◆ Work instructions ◆
The exercise asks you to copy every line below in which "this" appears.

◆ Data extract ◆
####################
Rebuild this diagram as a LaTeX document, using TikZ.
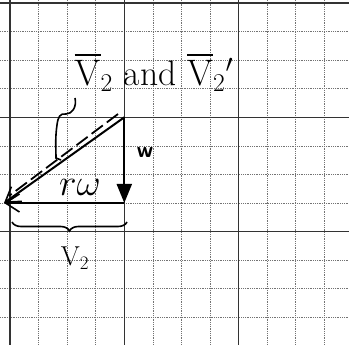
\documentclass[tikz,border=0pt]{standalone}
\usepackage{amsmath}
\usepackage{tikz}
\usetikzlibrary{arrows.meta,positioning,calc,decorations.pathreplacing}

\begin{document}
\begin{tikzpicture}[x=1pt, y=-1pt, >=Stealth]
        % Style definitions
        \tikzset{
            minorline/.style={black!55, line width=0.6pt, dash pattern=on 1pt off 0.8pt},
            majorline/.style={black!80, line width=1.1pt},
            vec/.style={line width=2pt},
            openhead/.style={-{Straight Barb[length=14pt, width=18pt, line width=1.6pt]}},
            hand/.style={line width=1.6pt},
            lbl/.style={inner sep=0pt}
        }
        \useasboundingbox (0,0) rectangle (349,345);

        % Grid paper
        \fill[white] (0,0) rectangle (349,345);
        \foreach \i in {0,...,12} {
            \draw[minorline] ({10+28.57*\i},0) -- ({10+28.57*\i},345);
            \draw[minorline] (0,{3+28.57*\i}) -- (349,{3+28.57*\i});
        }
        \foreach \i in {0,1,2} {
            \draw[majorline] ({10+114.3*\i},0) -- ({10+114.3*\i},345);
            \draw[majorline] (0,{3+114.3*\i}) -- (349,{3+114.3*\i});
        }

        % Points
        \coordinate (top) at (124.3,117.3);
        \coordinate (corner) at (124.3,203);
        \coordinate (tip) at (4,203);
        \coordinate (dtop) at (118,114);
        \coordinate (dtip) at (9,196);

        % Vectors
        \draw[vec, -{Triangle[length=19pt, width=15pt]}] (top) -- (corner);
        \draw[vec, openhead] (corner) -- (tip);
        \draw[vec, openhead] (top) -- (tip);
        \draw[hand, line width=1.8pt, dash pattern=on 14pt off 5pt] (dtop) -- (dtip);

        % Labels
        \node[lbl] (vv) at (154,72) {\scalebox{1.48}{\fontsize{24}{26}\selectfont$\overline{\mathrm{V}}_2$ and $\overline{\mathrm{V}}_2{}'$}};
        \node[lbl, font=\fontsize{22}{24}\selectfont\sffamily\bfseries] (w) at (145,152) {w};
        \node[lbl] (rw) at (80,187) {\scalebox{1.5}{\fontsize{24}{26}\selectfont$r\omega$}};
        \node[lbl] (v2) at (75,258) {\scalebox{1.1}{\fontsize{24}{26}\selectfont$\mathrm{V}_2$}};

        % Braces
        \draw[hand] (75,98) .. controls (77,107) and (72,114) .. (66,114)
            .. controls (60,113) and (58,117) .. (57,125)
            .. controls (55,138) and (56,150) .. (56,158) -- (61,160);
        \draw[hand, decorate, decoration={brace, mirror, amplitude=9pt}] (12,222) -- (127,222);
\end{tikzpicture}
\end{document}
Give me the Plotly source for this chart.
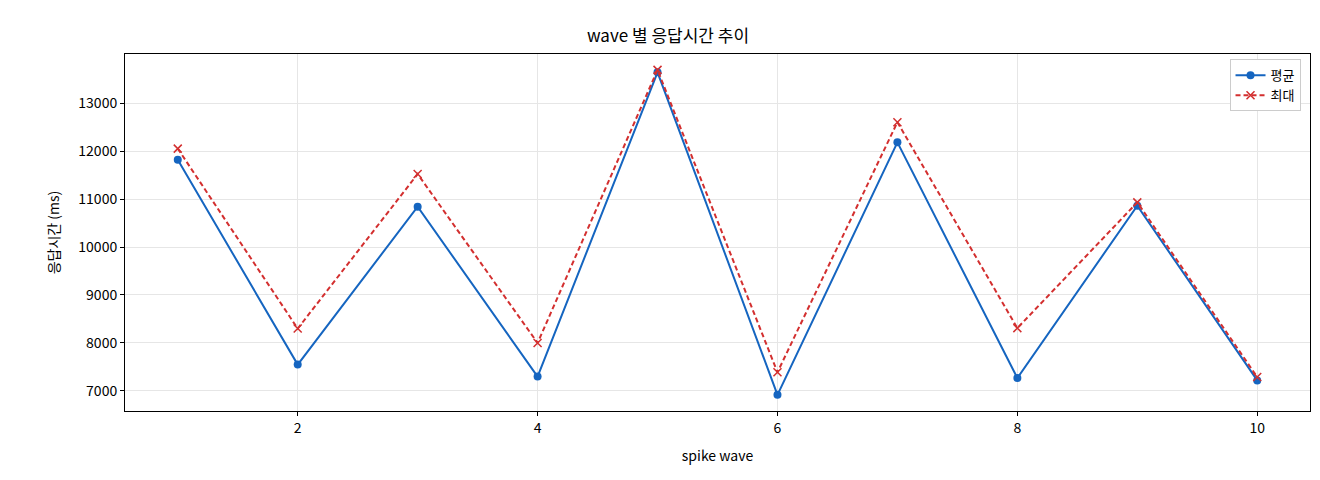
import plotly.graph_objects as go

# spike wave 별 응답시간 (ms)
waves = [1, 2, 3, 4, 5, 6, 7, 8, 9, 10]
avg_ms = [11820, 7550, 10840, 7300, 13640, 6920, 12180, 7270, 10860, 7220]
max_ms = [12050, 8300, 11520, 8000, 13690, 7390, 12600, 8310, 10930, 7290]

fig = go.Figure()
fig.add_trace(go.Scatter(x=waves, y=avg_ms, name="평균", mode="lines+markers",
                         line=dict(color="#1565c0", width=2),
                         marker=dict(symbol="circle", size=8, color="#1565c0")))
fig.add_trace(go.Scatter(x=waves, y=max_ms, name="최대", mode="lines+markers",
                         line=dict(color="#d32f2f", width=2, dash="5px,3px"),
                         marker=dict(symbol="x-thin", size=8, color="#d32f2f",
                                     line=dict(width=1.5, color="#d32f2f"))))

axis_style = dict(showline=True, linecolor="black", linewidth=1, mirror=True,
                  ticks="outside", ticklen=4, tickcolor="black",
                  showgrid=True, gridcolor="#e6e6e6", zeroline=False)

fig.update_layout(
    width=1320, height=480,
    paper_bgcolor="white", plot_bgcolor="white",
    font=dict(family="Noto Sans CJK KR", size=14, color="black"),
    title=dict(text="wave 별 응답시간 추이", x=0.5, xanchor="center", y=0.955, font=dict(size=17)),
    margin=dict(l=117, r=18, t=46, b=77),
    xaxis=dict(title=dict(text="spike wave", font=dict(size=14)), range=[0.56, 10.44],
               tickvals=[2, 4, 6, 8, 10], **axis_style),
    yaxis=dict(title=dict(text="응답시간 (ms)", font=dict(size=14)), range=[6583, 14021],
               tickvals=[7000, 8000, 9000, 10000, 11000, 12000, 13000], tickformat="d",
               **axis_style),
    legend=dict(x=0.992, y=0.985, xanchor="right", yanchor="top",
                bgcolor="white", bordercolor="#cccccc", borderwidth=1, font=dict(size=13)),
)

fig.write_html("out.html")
####################
◆ Response to the task ◆
Rebuild this diagram as a LaTeX document, using TikZ.
Give me the Plotly source for this chart.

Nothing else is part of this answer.